"Driving the transition is a focus on performance per dollar, which for a hyperscale cloud provider is arguably the only metric that really matters. Speaking during a fireside chat moderated by CNBC on Wednesday, Microsoft CTO Kevin Scott said that up to this point, Nvidia has offered the best price-performance, but he's willing to entertain anything in order to meet demand."

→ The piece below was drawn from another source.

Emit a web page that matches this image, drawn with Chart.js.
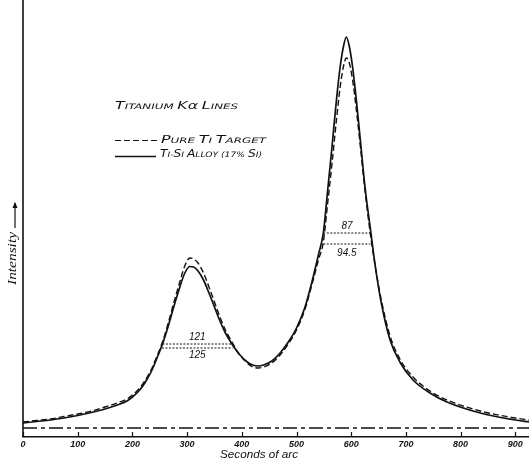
<!DOCTYPE html>
<html>
<head>
<meta charset="utf-8">
<script src="https://cdn.jsdelivr.net/npm/chart.js@4.4.1/dist/chart.umd.min.js"></script>
<style>
html,body{margin:0;padding:0;background:#fff;}
#wrap{width:529px;height:459px;position:relative;}
</style>
</head>
<body>
<div id="wrap"><canvas id="c" width="529" height="459"></canvas></div>
<script>
// ---- data ----
const seconds = [0,25,50,75,100,125,150,175,190,200,210,219,227,235,245,255,265,275,285,295,305,312,320,330,340,350,360,370,382,395,410,420,430,440,455,470,485,500,515,530,540,549,557,565,573,580,586,591,596,602,609,617,625,636,645,655,671,690,713,744,775,836,900,925];
const alloyIntensity = [5,6.5,8,10,12.5,15.5,19,23.5,27,31,36,42,49,57,70,84,101,120,138,154,161.5,161,157,148,135,121,107,95,84,74,66,63,62,63,67,75,86,100,120,150,173,195,238,282,328,362,382,391,383,363,330,286,242,195,158,125,88,65,48,35,26,15,8,6];
const pureIntensity  = [6,7.5,9,11.5,14,17,21,25.5,29,33,38,44,51,59,72,86,104,124,143,161,170,169,165,155,141,126,111,98,86,74,65,61,60,61,65,73,84,98,118,147,168,186,225,265,308,342,362,370,366,350,320,280,238,190,158,128,92,68,51,37,28,17,10,8];
const baselineX = [0,925];
const baselineY = [0,0];
// half-width markers
const widthLabels = ['121','125','87','94.5'];
const widthLevels = [84,80,195,184];
const widthStart  = [255,254,549,549];
const widthEnd    = [382,383,636,635];
const xTicks = [0,100,200,300,400,500,600,700,800,900];

const ink = '#111';
const pts = (xs, ys) => xs.map((x,i)=>({x, y: ys[i]}));

const datasets = [
  {label:'Ti-Si Alloy (17% Si)', data: pts(seconds, alloyIntensity), borderColor: ink, borderWidth: 1.7, pointRadius: 0, cubicInterpolationMode:'monotone', fill:false},
  {label:'Pure Ti Target', data: pts(seconds, pureIntensity), borderColor: ink, borderWidth: 1.4, borderDash:[6,3], pointRadius: 0, cubicInterpolationMode:'monotone', fill:false},
  {label:'baseline', data: pts(baselineX, baselineY), borderColor: ink, borderWidth: 1.3, borderDash:[14,4,4,4], pointRadius: 0, fill:false}
];
widthLabels.forEach((lab,i)=>{
  datasets.push({label:'w'+lab, data:[{x:widthStart[i],y:widthLevels[i]},{x:widthEnd[i],y:widthLevels[i]}], borderColor: ink, borderWidth: 1, borderDash:[2,1.5], pointRadius:0, fill:false});
});

// draws text in italic small capitals (groups of same size drawn together)
function drawCaps(ctx, text, x, y, big, small, targetW, family) {
  const groups = [];
  for (const ch of text) {
    let c = ch, sz;
    if (ch >= 'A' && ch <= 'Z') sz = big;
    else if (ch >= 'a' && ch <= 'z') { c = ch.toUpperCase(); sz = small; }
    else if (ch === 'α') sz = big;
    else sz = small;
    const last = groups[groups.length - 1];
    if (last && last.sz === sz) last.t += c; else groups.push({t: c, sz});
  }
  ctx.save();
  ctx.textAlign = 'left';
  ctx.textBaseline = 'alphabetic';
  let w = 0;
  groups.forEach(g => { ctx.font = `italic ${g.sz}px ${family}`; w += ctx.measureText(g.t).width; });
  const s = targetW ? targetW / w : 1;
  ctx.translate(x, y); ctx.scale(s, 1);
  let cx = 0;
  groups.forEach(g => { ctx.font = `italic ${g.sz}px ${family}`; ctx.fillText(g.t, cx, 0); cx += ctx.measureText(g.t).width; });
  ctx.restore();
}
function fitText(ctx, text, x, y, font, targetW) {
  ctx.save();
  ctx.textAlign = 'left';
  ctx.textBaseline = 'alphabetic';
  ctx.font = font;
  const w = ctx.measureText(text).width;
  ctx.translate(x, y); ctx.scale(targetW / w, 1);
  ctx.fillText(text, 0, 0);
  ctx.restore();
}

const overlay = {
  id: 'overlay',
  afterDatasetsDraw(chart) {
    const {ctx, chartArea: ca, scales: {x, y}} = chart;
    ctx.save();
    ctx.strokeStyle = ink; ctx.fillStyle = ink;
    // left axis line
    ctx.lineWidth = 1.6;
    ctx.beginPath(); ctx.moveTo(ca.left, 0); ctx.lineTo(ca.left, ca.bottom); ctx.stroke();
    // tick marks pointing up
    ctx.lineWidth = 1.2;
    x.ticks.forEach(t => {
      const px = Math.round(x.getPixelForValue(t.value)) + 0.5;
      ctx.beginPath(); ctx.moveTo(px, ca.bottom); ctx.lineTo(px, ca.bottom - 5); ctx.stroke();
    });
    // half-width labels
    const offs = [-6.5, 7.5, -7, 9];
    ctx.save();
    ctx.textBaseline = 'middle';
    ctx.textAlign = 'center';
    ctx.font = 'italic 10px "Liberation Sans"';
    widthLabels.forEach((lab, i) => {
      const cx = x.getPixelForValue((widthStart[i] + widthEnd[i]) / 2);
      const cy = y.getPixelForValue(widthLevels[i]) + offs[i];
      ctx.fillText(lab, cx, cy);
    });
    ctx.restore();
    // legend block
    const fam = '"DejaVu Sans"';
    drawCaps(ctx, 'Titanium Kα Lines', 115, 109, 10, 7.5, 123, fam);
    ctx.lineWidth = 1.2;
    ctx.setLineDash([6,3]);
    ctx.beginPath(); ctx.moveTo(115, 140.5); ctx.lineTo(158, 140.5); ctx.stroke();
    ctx.setLineDash([]);
    drawCaps(ctx, 'Pure Ti Target', 161, 143, 10, 7.5, 105, fam);
    ctx.lineWidth = 1.4;
    ctx.beginPath(); ctx.moveTo(115, 156.5); ctx.lineTo(156, 156.5); ctx.stroke();
    drawCaps(ctx, 'Ti-Si Alloy (17% Si)', 160, 157, 10, 7.5, 102, fam);
    // x axis title
    fitText(ctx, 'Seconds of arc', 220, 458, 'italic 10px "Liberation Sans"', 78);
    // y axis title (rotated)
    ctx.save();
    ctx.textAlign = 'left';
    ctx.textBaseline = 'alphabetic';
    ctx.translate(16, 285);
    ctx.rotate(-Math.PI / 2);
    ctx.font = 'italic 12px "Liberation Serif"';
    const iw = ctx.measureText('Intensity').width;
    ctx.save(); ctx.scale(53 / iw, 1); ctx.fillText('Intensity', 0, 0); ctx.restore();
    ctx.lineWidth = 1.2;
    ctx.beginPath(); ctx.moveTo(57, -1); ctx.lineTo(82, -1); ctx.stroke();
    ctx.beginPath(); ctx.moveTo(83, -1); ctx.lineTo(77, -3.5); ctx.lineTo(77, 1.5); ctx.closePath(); ctx.fill();
    ctx.restore();
    ctx.restore();
  }
};

new Chart(document.getElementById('c'), {
  type: 'line',
  data: { datasets },
  options: {
    responsive: false,
    animation: false,
    devicePixelRatio: 1,
    layout: { padding: { left: 23, top: 0, right: 0, bottom: 0 } },
    plugins: { legend: { display: false }, tooltip: { enabled: false } },
    scales: {
      x: {
        type: 'linear', min: 0, max: 925, position: 'bottom',
        afterBuildTicks(scale) { scale.ticks = xTicks.map(v => ({value: v})); },
        afterFit(scale) { scale.height = 22; },
        grid: { display: false, drawTicks: false },
        border: { display: true, color: ink, width: 1.6 },
        ticks: { autoSkip: false, maxRotation: 0, padding: 2, color: ink, font: { family: 'Liberation Sans', size: 9, style: 'italic', weight: 'bold' } }
      },
      y: { type: 'linear', display: false, min: -9, max: 428 }
    }
  },
  plugins: [overlay]
});
</script>
</body>
</html>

"Going forward, Scott suggested Microsoft hopes to use its homegrown chips for the majority of its datacenter workloads. When asked, "Is the longer term idea to have mainly Microsoft silicon in the data center?" Scott responded, "Yeah, absolutely." Later, he told CNBC, "It's about the entire system design. It's the networks and cooling, and you want to be able to have the freedom to make decisions that you need to make in order to really optimize your compute for the workload.""
Microsoft currently purchases many GPUs from Nvidia and AMD but intends to shift the majority of its AI datacenter workloads to in-house Maia accelerators. The company revealed its first Maia 100 accelerator in late 2023 and used it to move OpenAI’s GPT-3.5 off GPUs, freeing GPU capacity. Microsoft cites performance per dollar as the driving metric and aims to optimize entire system design, including networks and cooling. The Maia 100 delivered modest specs (800 BF16 teraFLOPS, 64GB HBM2e, 1.8TB/s bandwidth) and lagged competing GPUs. A second-generation Maia accelerator is reportedly planned for next year to improve compute, memory, and interconnect performance.